The other day I finally made my trip to the Museum of Occupations in Tallinn. It costs 10 kroons to get inside, and it wasn't that unfamiliar to me since I have watched all the key films at www.okupatsioon.ee.
I know that I was supposed to come away with the joys of the Singing Revolution ringing in my ears, but instead I was haunted by the faces of the gentlemen and women of the June coup that cast Estonia into 50 years of being, quite literally, on Moscow time.
To me that fact alone -- that Estonian clocks were switched to Moscow time in 1940 -- sums up Stalinism. The reality that the Sun enlightened the territory of Estonia and Finland, and all the countries down to South Africa, at the same time, was but a mere detail in the worker's paradise. It was 7 am in Helsinki, Finland but 8 am in Tallinn, Wonderland.
The great dark spot on Estonian history is purported to be the willingness of some of its residents to do Berlin's dirty work in the 1940s. But I find the actions of Estonia's communists to be a tad darker. Why? Because the SS men followed orders under an occupation regime. But the communists of the 1924 coup attempt and the 1940 coup? They were not boys of 18 in German uniforms. They were grown, educated men that thought they knew what was better for everyone else. Communism could not win in a popularity contest, so it had to be enforced from above, for 'the public good' as defined by intellectuals.
But despite this I only feel pity for them and that vein of thought in Estonia. Because even though communism flourished at the official level from the 1950s through the 1980s, the truth is that it died a pretty brutal death in the Second World War. At least half of the June communists didn't live to see the end of the war in Estonia.
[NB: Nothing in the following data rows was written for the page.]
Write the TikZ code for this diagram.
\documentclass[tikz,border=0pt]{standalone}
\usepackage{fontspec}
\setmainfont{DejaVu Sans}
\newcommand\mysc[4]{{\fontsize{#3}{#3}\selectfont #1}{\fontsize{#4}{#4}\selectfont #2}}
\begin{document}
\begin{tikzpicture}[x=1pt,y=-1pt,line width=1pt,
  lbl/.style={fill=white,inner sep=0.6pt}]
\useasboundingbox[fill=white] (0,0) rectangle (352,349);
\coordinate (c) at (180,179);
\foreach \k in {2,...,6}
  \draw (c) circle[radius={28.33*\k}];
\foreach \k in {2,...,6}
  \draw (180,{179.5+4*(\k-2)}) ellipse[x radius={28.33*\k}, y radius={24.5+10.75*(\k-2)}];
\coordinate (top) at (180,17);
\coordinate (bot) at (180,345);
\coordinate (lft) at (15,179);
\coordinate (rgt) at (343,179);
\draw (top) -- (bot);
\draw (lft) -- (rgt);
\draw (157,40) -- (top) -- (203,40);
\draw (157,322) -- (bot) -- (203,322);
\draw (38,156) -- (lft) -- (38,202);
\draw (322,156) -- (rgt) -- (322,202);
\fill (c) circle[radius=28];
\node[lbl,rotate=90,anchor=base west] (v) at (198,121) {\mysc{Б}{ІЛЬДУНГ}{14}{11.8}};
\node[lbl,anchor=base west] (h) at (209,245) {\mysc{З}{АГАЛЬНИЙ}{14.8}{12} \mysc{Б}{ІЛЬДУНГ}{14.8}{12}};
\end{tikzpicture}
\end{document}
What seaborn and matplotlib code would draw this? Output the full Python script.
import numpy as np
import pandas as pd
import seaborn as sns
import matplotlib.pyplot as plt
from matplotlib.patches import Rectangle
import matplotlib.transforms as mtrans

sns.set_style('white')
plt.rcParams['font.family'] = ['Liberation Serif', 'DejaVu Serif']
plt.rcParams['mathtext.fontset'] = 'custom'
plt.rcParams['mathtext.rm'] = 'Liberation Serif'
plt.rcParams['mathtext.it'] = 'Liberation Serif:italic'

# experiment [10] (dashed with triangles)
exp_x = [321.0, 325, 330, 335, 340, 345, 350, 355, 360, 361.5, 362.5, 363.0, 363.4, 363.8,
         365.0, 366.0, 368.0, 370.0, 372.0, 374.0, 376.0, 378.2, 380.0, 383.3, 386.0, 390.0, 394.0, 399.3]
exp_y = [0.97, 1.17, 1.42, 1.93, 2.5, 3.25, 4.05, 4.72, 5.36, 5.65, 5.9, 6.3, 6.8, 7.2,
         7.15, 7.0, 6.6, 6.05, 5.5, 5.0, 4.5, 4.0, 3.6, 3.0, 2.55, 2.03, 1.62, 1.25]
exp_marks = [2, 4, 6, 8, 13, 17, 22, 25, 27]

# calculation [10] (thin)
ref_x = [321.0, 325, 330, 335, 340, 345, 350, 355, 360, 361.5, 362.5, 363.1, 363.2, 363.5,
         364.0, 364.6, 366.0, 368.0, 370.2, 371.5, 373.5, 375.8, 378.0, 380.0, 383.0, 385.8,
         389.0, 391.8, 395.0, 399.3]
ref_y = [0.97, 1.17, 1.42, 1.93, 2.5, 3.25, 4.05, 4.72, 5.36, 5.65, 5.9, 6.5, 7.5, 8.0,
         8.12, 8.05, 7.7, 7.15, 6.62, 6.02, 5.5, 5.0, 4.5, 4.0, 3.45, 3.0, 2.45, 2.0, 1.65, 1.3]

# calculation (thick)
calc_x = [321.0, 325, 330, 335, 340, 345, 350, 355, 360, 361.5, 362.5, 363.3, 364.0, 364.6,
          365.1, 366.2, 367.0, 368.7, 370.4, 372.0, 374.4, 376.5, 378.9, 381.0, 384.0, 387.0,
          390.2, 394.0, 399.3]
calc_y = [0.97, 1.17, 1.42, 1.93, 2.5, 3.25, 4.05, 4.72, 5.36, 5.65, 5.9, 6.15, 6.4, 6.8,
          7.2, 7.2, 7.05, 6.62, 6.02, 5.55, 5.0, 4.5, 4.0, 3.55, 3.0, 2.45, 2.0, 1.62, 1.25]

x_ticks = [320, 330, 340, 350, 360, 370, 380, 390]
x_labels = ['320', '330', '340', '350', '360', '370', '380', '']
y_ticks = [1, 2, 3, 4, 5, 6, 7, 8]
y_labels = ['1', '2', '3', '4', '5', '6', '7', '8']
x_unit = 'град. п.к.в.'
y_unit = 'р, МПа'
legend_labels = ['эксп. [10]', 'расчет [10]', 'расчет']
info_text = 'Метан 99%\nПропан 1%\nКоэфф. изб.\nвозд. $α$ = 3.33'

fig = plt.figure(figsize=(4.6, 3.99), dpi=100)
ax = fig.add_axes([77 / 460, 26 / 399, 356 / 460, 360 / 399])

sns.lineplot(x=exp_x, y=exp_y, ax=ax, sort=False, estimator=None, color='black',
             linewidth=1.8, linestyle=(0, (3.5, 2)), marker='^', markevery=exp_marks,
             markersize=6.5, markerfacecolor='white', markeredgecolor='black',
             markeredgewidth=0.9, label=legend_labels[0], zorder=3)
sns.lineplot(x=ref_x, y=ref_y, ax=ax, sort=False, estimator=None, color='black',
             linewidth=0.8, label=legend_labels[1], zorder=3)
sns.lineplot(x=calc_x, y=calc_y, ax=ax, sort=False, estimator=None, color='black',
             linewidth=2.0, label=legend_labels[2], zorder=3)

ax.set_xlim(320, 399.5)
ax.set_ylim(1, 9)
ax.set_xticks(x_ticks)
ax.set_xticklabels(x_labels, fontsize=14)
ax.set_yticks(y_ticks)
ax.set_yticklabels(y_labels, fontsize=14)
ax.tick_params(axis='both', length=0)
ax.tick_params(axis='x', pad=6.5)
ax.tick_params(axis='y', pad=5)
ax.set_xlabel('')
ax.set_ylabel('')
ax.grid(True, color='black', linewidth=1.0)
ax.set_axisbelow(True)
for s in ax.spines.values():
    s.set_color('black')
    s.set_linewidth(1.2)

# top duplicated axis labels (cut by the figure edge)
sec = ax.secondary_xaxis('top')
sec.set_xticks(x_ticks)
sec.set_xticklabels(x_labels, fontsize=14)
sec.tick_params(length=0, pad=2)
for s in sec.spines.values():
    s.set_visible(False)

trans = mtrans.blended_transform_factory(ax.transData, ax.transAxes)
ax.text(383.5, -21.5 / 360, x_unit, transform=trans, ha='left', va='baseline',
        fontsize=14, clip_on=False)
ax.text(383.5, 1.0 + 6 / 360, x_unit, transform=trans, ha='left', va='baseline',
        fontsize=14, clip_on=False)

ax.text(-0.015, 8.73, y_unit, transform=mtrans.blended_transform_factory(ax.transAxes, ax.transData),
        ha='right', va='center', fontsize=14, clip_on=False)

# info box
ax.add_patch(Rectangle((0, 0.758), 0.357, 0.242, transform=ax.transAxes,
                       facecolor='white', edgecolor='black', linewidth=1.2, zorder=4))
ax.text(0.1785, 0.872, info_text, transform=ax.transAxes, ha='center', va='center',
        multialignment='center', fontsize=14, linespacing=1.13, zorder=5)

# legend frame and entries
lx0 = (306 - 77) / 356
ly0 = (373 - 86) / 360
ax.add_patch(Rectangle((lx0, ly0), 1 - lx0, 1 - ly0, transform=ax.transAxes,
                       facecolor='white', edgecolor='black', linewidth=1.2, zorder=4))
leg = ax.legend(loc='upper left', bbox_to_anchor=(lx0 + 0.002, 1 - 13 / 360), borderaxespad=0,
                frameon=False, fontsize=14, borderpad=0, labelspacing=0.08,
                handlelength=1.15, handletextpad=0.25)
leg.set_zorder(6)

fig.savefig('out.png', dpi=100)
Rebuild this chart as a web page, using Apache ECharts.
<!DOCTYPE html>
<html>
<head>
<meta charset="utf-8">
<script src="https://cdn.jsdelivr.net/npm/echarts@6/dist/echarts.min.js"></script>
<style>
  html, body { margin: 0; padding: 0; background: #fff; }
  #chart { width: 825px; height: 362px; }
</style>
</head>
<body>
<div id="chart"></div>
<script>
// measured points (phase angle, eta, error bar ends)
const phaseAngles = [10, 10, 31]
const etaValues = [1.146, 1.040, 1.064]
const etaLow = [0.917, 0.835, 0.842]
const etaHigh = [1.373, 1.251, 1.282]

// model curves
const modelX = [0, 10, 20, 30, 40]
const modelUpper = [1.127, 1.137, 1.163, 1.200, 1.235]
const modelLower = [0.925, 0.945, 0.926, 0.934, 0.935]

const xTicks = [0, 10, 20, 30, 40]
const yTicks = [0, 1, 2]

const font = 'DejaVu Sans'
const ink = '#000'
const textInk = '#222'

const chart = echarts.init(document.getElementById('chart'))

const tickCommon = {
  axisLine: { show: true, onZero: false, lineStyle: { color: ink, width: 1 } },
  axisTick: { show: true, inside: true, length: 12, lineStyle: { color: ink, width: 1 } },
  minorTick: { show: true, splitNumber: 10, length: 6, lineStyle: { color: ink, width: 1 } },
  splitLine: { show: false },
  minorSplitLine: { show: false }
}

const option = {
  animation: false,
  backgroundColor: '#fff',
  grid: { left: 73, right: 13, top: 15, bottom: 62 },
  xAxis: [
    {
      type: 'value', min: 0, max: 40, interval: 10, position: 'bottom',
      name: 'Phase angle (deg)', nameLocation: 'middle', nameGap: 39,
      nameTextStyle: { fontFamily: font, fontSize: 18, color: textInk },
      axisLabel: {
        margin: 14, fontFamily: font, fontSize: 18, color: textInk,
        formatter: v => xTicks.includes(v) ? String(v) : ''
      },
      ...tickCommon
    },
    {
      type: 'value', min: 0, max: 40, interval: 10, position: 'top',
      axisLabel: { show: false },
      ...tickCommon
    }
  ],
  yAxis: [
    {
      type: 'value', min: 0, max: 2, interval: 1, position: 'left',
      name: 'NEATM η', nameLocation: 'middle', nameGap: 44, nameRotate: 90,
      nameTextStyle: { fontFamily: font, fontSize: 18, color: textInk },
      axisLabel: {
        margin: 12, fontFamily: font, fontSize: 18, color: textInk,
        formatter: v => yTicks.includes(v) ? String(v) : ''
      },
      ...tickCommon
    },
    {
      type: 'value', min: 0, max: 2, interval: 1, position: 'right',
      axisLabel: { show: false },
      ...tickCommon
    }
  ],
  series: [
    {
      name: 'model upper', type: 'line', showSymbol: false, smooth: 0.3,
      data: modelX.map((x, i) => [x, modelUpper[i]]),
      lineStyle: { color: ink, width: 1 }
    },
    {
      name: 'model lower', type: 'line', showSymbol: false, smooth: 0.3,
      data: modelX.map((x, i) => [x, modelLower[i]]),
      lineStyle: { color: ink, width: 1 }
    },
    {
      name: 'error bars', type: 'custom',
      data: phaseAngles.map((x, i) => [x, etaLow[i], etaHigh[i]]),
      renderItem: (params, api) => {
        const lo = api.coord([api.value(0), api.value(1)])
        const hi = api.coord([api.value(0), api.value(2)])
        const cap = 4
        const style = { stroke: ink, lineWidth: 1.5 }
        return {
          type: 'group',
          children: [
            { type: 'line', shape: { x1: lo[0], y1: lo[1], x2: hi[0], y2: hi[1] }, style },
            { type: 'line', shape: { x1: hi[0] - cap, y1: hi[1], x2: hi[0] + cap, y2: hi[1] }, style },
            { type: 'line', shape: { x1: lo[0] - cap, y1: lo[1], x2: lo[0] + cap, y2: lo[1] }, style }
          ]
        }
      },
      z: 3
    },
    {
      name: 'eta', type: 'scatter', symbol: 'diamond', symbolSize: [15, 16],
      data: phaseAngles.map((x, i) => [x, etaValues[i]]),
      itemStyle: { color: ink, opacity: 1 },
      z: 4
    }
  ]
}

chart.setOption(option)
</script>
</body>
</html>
And what has been their legacy -- Estonia is surrounded by countries where the left has traditionally been strong like Sweden and Finland, yet today's Social Democrats' coalition partners are the Milton Friedman-inspired Reform Party and a party whose name translates to 'father land'.
From what I can tell the June communists never regained the power they had in 1940. Most of the cabinet ministers that survived the war died quiet deaths in academia. Others found themselves imprisoned by the NKVD. Fighting and losing is one thing. Inviting the wolf into your house and telling him to make himself at home is quite another.
I wonder what kind of country Estonia would have been if it had kept the Stalinists out. It probably would have gone down the social democrat route instead, but as it is, the Estonian left is marginal and dead, and who to thank? Estonia's June communists.